▶ **Set exercise**: Give the number of lines holding the string "that" and nothing more.

Source code of charts:
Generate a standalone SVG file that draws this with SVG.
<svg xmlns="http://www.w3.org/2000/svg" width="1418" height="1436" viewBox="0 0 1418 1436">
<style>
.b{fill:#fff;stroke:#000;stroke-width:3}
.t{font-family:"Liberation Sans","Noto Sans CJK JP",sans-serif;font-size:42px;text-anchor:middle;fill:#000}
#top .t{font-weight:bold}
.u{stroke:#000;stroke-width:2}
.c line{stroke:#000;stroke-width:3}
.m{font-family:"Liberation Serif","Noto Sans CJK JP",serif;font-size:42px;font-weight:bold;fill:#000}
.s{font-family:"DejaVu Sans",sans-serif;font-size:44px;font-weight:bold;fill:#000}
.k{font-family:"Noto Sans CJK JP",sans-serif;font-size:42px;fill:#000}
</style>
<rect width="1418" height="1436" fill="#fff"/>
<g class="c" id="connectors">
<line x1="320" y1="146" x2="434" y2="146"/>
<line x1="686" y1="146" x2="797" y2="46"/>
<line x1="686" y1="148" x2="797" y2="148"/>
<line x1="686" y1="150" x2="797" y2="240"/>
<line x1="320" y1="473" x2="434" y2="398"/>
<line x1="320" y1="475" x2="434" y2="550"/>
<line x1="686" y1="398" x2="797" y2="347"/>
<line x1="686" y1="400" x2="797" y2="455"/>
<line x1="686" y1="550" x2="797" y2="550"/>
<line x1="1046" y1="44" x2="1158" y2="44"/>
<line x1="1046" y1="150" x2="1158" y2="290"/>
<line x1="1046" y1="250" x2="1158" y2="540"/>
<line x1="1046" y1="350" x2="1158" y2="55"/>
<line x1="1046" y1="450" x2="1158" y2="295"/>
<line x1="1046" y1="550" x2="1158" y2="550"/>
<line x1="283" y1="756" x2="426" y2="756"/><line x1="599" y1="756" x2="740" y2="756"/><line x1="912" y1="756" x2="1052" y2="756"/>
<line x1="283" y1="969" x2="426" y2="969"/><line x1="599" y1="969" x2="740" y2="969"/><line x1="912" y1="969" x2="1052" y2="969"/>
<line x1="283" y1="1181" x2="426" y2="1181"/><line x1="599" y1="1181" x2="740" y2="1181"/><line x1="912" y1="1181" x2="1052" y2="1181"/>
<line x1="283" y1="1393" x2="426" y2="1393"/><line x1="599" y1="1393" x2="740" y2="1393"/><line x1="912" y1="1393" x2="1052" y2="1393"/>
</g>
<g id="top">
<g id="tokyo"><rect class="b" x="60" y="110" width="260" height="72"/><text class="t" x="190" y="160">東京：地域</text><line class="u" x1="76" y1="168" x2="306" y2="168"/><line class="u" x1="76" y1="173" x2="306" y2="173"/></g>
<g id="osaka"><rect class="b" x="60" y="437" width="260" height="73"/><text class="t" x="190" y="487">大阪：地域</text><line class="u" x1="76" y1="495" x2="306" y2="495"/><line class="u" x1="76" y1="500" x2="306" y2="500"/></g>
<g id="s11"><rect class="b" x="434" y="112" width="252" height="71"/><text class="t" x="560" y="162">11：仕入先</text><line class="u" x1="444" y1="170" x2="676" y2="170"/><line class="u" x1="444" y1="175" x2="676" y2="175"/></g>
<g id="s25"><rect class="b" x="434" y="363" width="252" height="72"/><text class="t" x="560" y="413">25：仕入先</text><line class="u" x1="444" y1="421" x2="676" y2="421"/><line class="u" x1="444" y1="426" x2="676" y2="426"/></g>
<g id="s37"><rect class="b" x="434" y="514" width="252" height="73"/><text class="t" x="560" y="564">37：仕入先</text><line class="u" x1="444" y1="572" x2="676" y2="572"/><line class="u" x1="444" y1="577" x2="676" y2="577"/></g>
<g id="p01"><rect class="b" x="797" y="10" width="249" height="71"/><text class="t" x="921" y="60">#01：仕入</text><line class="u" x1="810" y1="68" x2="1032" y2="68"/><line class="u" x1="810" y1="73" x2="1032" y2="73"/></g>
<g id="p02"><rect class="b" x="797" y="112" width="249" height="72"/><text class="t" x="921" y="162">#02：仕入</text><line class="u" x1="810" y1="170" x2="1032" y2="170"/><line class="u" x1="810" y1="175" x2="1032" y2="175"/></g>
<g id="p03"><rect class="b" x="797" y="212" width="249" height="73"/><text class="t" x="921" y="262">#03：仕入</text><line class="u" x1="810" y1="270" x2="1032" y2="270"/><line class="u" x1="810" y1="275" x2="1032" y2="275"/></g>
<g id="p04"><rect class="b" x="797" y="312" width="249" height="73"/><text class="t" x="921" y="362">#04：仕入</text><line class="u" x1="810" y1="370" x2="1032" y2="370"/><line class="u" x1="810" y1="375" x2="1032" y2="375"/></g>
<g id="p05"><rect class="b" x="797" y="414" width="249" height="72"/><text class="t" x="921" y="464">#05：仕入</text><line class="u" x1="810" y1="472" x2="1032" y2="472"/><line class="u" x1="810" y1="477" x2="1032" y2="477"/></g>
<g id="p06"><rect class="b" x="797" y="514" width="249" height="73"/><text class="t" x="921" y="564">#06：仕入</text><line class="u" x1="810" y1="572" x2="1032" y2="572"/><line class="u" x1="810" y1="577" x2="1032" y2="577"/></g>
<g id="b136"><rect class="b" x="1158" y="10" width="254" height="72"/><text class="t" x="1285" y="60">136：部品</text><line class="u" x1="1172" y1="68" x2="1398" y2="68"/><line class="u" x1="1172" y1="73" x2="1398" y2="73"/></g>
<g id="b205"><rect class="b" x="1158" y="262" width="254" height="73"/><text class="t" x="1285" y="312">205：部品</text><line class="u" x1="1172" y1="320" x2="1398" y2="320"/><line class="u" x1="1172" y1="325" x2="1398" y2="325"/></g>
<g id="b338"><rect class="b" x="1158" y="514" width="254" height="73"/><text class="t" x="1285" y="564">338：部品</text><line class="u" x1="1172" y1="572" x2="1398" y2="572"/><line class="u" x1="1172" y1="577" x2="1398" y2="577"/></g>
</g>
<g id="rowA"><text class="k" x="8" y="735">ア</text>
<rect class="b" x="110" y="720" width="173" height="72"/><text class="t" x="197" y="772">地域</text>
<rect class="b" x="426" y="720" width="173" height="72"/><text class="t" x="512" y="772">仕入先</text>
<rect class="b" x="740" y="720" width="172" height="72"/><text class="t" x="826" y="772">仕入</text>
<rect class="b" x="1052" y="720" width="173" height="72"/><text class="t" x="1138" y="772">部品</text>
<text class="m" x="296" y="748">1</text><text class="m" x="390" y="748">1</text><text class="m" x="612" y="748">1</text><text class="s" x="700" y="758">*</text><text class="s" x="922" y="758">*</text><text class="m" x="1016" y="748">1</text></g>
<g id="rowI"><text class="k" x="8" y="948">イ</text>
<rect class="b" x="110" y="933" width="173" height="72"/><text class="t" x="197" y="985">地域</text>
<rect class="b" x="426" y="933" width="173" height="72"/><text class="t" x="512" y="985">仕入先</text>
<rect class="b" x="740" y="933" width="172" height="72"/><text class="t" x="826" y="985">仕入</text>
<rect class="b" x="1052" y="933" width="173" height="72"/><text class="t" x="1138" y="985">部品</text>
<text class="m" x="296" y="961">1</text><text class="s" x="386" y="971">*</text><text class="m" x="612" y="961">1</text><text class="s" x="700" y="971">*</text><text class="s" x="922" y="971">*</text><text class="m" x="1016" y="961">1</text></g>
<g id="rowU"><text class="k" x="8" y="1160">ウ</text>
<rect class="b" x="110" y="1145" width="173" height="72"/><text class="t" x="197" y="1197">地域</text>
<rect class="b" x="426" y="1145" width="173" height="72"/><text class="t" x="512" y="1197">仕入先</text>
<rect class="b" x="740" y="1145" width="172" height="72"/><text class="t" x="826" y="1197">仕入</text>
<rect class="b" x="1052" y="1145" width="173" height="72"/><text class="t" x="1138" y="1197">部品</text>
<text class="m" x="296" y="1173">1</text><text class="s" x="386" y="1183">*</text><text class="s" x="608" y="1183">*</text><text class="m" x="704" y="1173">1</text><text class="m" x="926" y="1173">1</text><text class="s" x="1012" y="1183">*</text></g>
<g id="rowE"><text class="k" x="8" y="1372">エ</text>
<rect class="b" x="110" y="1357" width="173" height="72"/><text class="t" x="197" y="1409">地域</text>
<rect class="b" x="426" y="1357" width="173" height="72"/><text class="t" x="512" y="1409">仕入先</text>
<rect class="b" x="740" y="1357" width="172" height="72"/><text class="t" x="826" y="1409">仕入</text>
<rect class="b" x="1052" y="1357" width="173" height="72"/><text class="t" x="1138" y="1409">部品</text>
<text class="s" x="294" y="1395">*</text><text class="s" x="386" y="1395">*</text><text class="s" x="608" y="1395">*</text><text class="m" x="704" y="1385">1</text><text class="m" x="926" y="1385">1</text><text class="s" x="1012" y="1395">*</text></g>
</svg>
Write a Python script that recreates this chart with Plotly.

▶ **Answer for the task**: 2